Se o Copom tivesse aumentado a taxa, teria sentido mencionar a manutenção das condições por um período mais ou menos longo.
É preciso levar em conta a defasagem entre a decisão de política monetária e seus efeitos. Mas a história é outra: a taxa de 7,25% ao ano resultou de uma prolongada redução dos juros básicos, iniciada no fim de agosto de 2011.
Ao conhecer esse fato, o estrangeiro começaria a entender. A inflação está longe de ser uma preocupação para o dirigentes do BC. O objetivo da política monetária tem sido o crescimento do produto interno bruto (PIB) - com resultados abaixo de pífios, até agora.
Além disso - e de fato antes de tudo -, o corte de juros é um item muito importante da retórica presidencial.
De acordo com essa perspectiva, é inconveniente conter a alta de preços por meio dos instrumentos típicos da política monetária. A meta de 4,5%, em vigor a partir de 2005, é mais alta que a de outras economias em desenvolvimento e foi amplamente superada entre 2010 e 2012.

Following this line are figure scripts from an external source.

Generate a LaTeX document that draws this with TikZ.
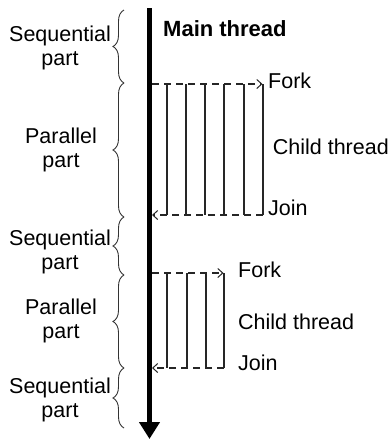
\documentclass[tikz,border=0pt]{standalone}
\usepackage{fontspec}
\setmainfont{Liberation Sans}
\usetikzlibrary{arrows.meta,decorations.pathreplacing}

\begin{document}
\begin{tikzpicture}[x=1pt,y=-1pt,
  lbl/.style={font=\fontsize{21.5}{24.5}\selectfont, inner sep=0pt},
  sidelbl/.style={lbl, align=center},
  thread/.style={line width=1.1pt, draw=black!85},
  forkjoin/.style={thread, dash pattern=on 7pt off 5pt,
    -{Straight Barb[length=5pt,width=9pt,line width=1pt]}},
  bracestyle/.style={draw=black!80, line width=0.9pt, decorate,
    decoration={brace, amplitude=11pt}},
]
\useasboundingbox (0,0) rectangle (390,440);

% main thread
\coordinate (mtop) at (149.5,8);
\coordinate (mbot) at (149.5,439);
\draw[line width=5pt, -{Triangle[length=17pt,width=20pt]}] (mtop) -- (mbot);
\node[lbl, font=\bfseries\fontsize{22}{24}\selectfont, anchor=base west]
  (mlabel) at (163,36) {Main thread};

% first parallel region: six child threads
\coordinate (fork1) at (152,84);
\coordinate (fork1end) at (262.5,84);
\coordinate (join1start) at (263,215);
\coordinate (join1) at (152,215);
\foreach \x in {167,186,205,224,244,263}
  \draw[thread] (\x,84) -- (\x,215);
\draw[forkjoin] (fork1) -- (fork1end);
\draw[forkjoin] (join1start) -- (join1);
\node[lbl, anchor=west] (forkA) at (268,81) {Fork};
\node[lbl, anchor=east] (childA) at (389,147) {Child thread};
\node[lbl, anchor=west] (joinA) at (268,208) {Join};

% second parallel region: four child threads
\coordinate (fork2) at (152,273);
\coordinate (fork2end) at (223.5,273);
\coordinate (join2start) at (224,368);
\coordinate (join2) at (152,368);
\foreach \x in {167,187,206,224}
  \draw[thread] (\x,273) -- (\x,368);
\draw[forkjoin] (fork2) -- (fork2end);
\draw[forkjoin] (join2start) -- (join2);
\node[lbl, anchor=west] (forkB) at (238,270) {Fork};
\node[lbl, anchor=west] (childB) at (238,322) {Child thread};
\node[lbl, anchor=west] (joinB) at (238,363) {Join};

% braces marking the program phases
\foreach \a/\b in {10/83, 83/217, 217/275, 275/368, 368/428}
  \draw[bracestyle] (124,\b) -- (124,\a);

\node[sidelbl] (seqA) at (60,48) {Sequential\\part};
\node[sidelbl] (parA) at (61,150) {Parallel\\part};
\node[sidelbl] (seqB) at (60,252) {Sequential\\part};
\node[sidelbl] (parB) at (61,321) {Parallel\\part};
\node[sidelbl] (seqC) at (60,400) {Sequential\\part};
\end{tikzpicture}
\end{document}
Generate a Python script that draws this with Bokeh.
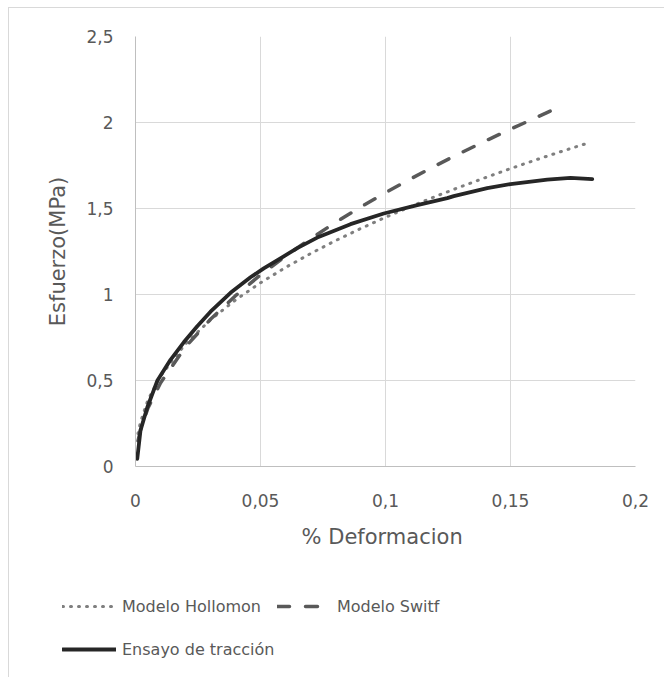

Há quem mencione a vigência informal de outra meta, na altura de 5,5%. A hipótese é plausível.
De toda forma, justifica-se a pergunta: qual a inflação necessária para desemperrar a economia brasileira?
No Japão, o primeiro-ministro, Shinzo Abe, pediu ao BC a fixação da meta em 2%, para encerrar a deflação e estimular a economia. Em países sul-americanos, a tendência, hoje, é a redução das metas.
No Brasil, a produção continua emperrada mesmo com inflação próxima de 6%. Os obstáculos ao crescimento - e ao investimento, para começar - devem ser de outra ordem.
Em vez de identificá-los e enfrentá-los com decisão, os condutores da política econômica, trapalhões e cada vez mais milongueiros, tomam outro caminho.
Embora com algum pudor, seguem o exemplo kirchnerista, multiplicando as intervenções desastradas em todos os setores e dando prioridade à administração dos índices.
Não tentam combater de fato a inflação, até porque a toleram. Em outros tempos, quando a inflação oficial era medida no Rio de Janeiro, a prioridade era garantir o abastecimento de feijão do mercado carioca.
Vem de longe a tentação de embelezar os índices. A mudança mais notável é o fundo musical. O ritmo inspirador do governo brasileiro, hoje, é o tango.